Count III must be dismissed with prejudice because it fails to state a claim. Fed. R. Civ. P. 12(b)(6). The court's denial of leave to file in forma pauperis was based on its finding that Count III lacked an arguable basis in law or fact. An allegation that lacks an arguable legal basis, under a § 1915(d) analysis, obviously falls far short of stating a claim for relief so as to avoid dismissal under Rule 12(b)(6). Furthermore, the court questions whether service in this case had any effect as to Count III, for which Miller was not allowed to proceed in forma pauperis in the court's order of June 10, 1993. In that order, the court specifically directed, in boldface type, that the defendants who remained in the case should be served with a copy of the order in addition to the complaint. For some reason, defendants move to dismiss Count III as if it were still a part of the case. In any event, Count III fails on its merits and is dismissed with prejudice.

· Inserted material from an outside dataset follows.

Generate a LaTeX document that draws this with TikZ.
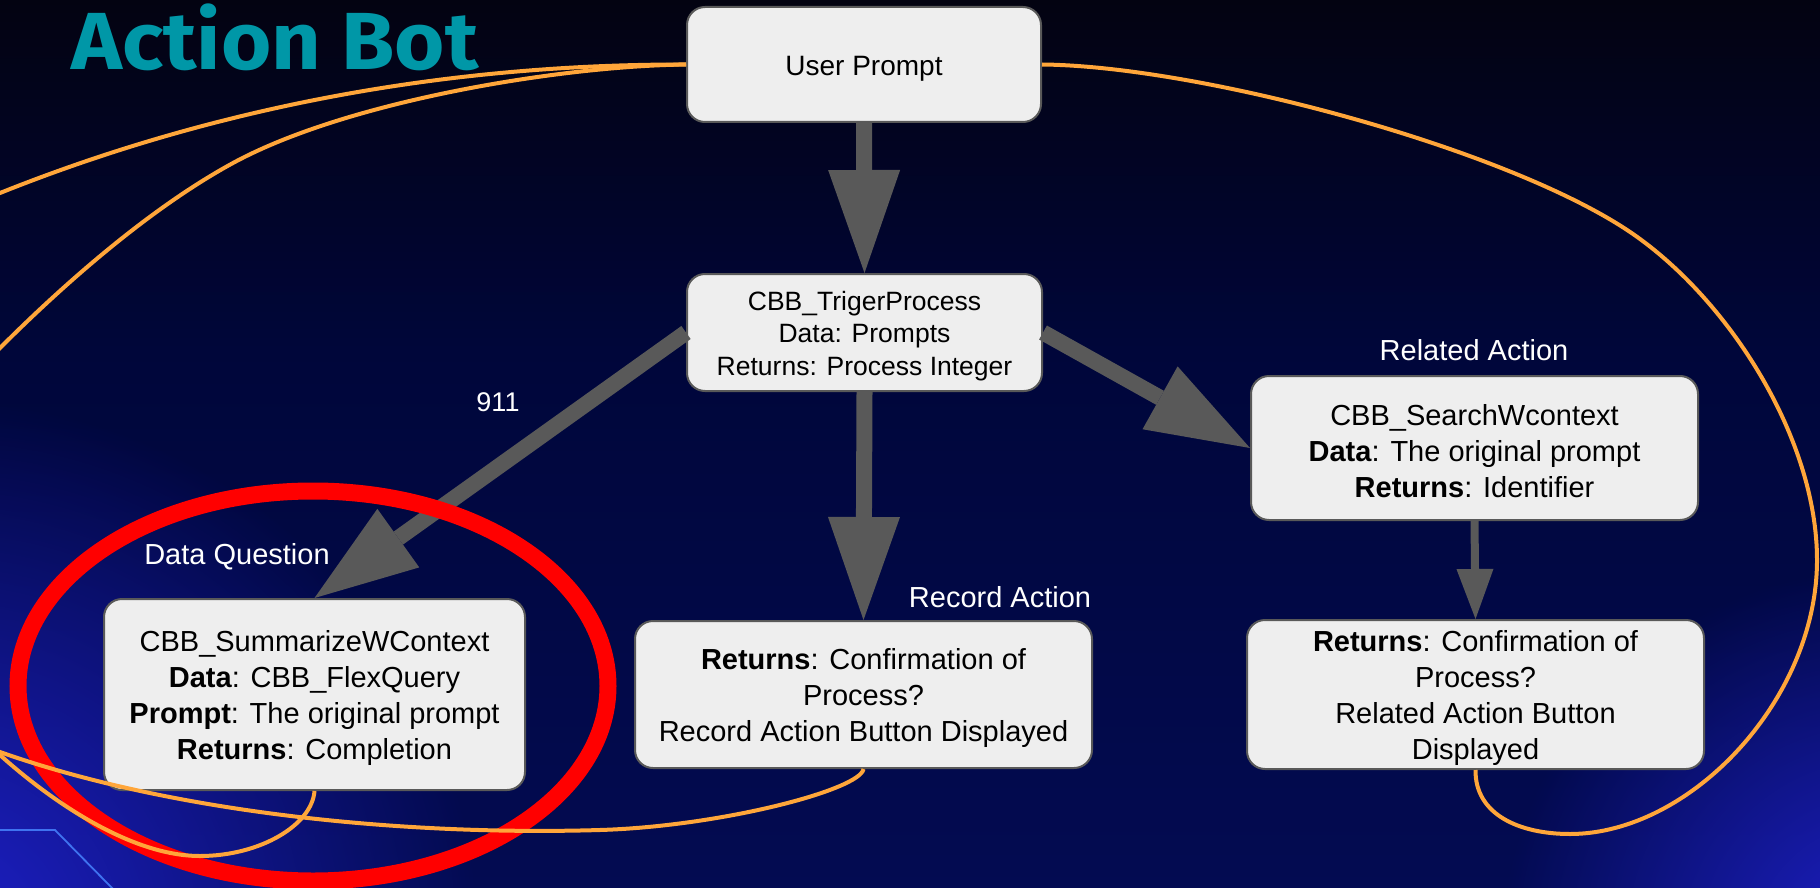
\documentclass[tikz,border=0pt]{standalone}
\usepackage{fontspec}
\setmainfont{Liberation Sans}
\newfontfamily\titlefont{Fira Sans}
\usetikzlibrary{arrows.meta,fadings}

\definecolor{bgtop}{HTML}{030311}
\definecolor{bgmid}{HTML}{00063A}
\definecolor{bgbot}{HTML}{030B52}
\definecolor{glowc}{HTML}{1E20C8}
\definecolor{titlec}{HTML}{0097A7}
\definecolor{arrowc}{HTML}{595959}
\definecolor{boxfill}{HTML}{EEEEEE}
\definecolor{loopc}{HTML}{FFA63A}
\definecolor{edgeblue}{HTML}{3F73F0}
\definecolor{ringred}{HTML}{FF0000}

\tikzfading[name=glowfade, inner color=transparent!0, outer color=transparent!100]
\newcommand{\lift}{\rule{0pt}{0.97em}}

\begin{document}
\begin{tikzpicture}[x=1pt,y=-1pt,
  box/.style={draw=arrowc, line width=2pt, fill=boxfill, rounded corners=18pt,
    align=center, inner sep=0pt, text=black},
  bigbox/.style={box, font=\fontsize{29}{36}\selectfont},
  lbl/.style={text=white, inner sep=0pt, font=\fontsize{29}{35}\selectfont},
  bigarrow/.style={draw=arrowc, line width=16pt,
    -{Triangle[length=103pt, width=72pt, line width=0pt]}},
  smallarrow/.style={draw=arrowc, line width=8pt,
    -{Triangle[length=50pt, width=37pt, line width=0pt]}},
  loopline/.style={draw=loopc, line width=4pt},
  ring/.style={draw=ringred, line width=17pt}
]
\useasboundingbox (0,0) rectangle (1820,888);
\clip (0,0) rectangle (1820,888);

% background
\shade[top color=bgtop, bottom color=bgmid] (0,0) rectangle (1820,350);
\shade[top color=bgmid, bottom color=bgbot] (0,350) rectangle (1820,888);
\fill[glowc, path fading=glowfade] (-60,940) circle[radius=540pt];
\fill[glowc, path fading=glowfade] (1880,950) circle[radius=380pt];
\draw[edgeblue, line width=1.8pt] (0,830) -- (55,830) -- (116,892);

% title
\node[anchor=base west, text=titlec, inner sep=0pt,
  font=\titlefont\bfseries\fontsize{81}{81}\selectfont] (title) at (71,70)
  {\scalebox{1.065}[1]{Action Bot}};

% boxes
\node[box, font=\fontsize{28}{34}\selectfont, minimum width=354pt, minimum height=115pt]
  (up) at (864,64.5) {\lift User Prompt};
\node[box, font=\fontsize{26.5}{32.5}\selectfont, minimum width=355pt, minimum height=117pt]
  (tp) at (864.5,332.5) {\lift CBB\_TrigerProcess\\Data: Prompts\\Returns: Process Integer};
\node[bigbox, minimum width=447pt, minimum height=144pt]
  (search) at (1474.5,448) {\lift CBB\_SearchWcontext\\\textbf{Data}: The original prompt\\\textbf{Returns}: Identifier};
\node[bigbox, minimum width=457pt, minimum height=149pt]
  (rel) at (1475.5,694.5) {\lift\textbf{Returns}: Confirmation of\\Process?\\Related Action Button\\Displayed};
\node[bigbox, minimum width=457pt, minimum height=147pt]
  (rec) at (863.5,694.5) {\lift\textbf{Returns}: Confirmation of\\Process?\\Record Action Button Displayed};
\node[bigbox, minimum width=421pt, minimum height=191pt]
  (sum) at (314.5,694.5) {\lift CBB\_SummarizeWContext\\\textbf{Data}: CBB\_FlexQuery\\\textbf{Prompt}: The original prompt\\\textbf{Returns}: Completion};

% labels
\node[lbl, font=\fontsize{27}{32}\selectfont] (l911) at (498,402) {911};
\node[lbl] (ldq) at (237,557) {Data Question};
\node[lbl] (lrec) at (1000,597) {Record Action};
\node[lbl] (lrel) at (1474,350) {Related Action};

% arrows
\draw[bigarrow] (up.south) -- (tp.north);
\draw[bigarrow] (tp.south) -- (rec.north);
\draw[bigarrow] (tp.west) -- (sum.north);
\draw[bigarrow] (tp.east) -- (search.west);
\draw[smallarrow] (search.south) -- (rel.north);

% red ring
\draw[ring] (313,686) ellipse[x radius=295pt, y radius=195pt];

% orange loops
\draw[loopline] (rel.south)
  .. controls (1475,815) and (1520,834) .. (1570,834)
  .. controls (1690,834) and (1817,700) .. (1817,560)
  .. controls (1817,440) and (1731,302) .. (1633,234)
  .. controls (1510,149) and (1200,66) .. (up.east);
\draw[loopline] (rec.south)
  .. controls (860,790) and (720,826.4) .. (600,830)
  .. controls (400,836) and (170,812) .. (0,752)
  .. controls (-285,656) and (-250,283) .. (0,193)
  .. controls (170,125) and (400,64) .. (up.west);
\draw[loopline] (sum.south)
  .. controls (312,825) and (260,856) .. (200,856)
  .. controls (130,856) and (50,800) .. (0,755)
  .. controls (-100,670) and (-100,448) .. (0,348)
  .. controls (70,278) and (154,206) .. (233,163)
  .. controls (347,101) and (560,66) .. (up.west);
\end{tikzpicture}
\end{document}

For the foregoing reasons, the defendants' motion to dismiss is granted in part and denied in part. As to Count I, which is an official capacity claim against defendants Sheahan, Fairman and Carey, and an individual capacity claim against defendants O'Carroll and Clay, the motion is denied. Count II's claims against all the named defendants except the "John Doe" corrections officers are dismissed with prejudice, and Count II will be treated as an "individual capacity" claim against the two unidentified officers. Count III is dismissed with prejudice.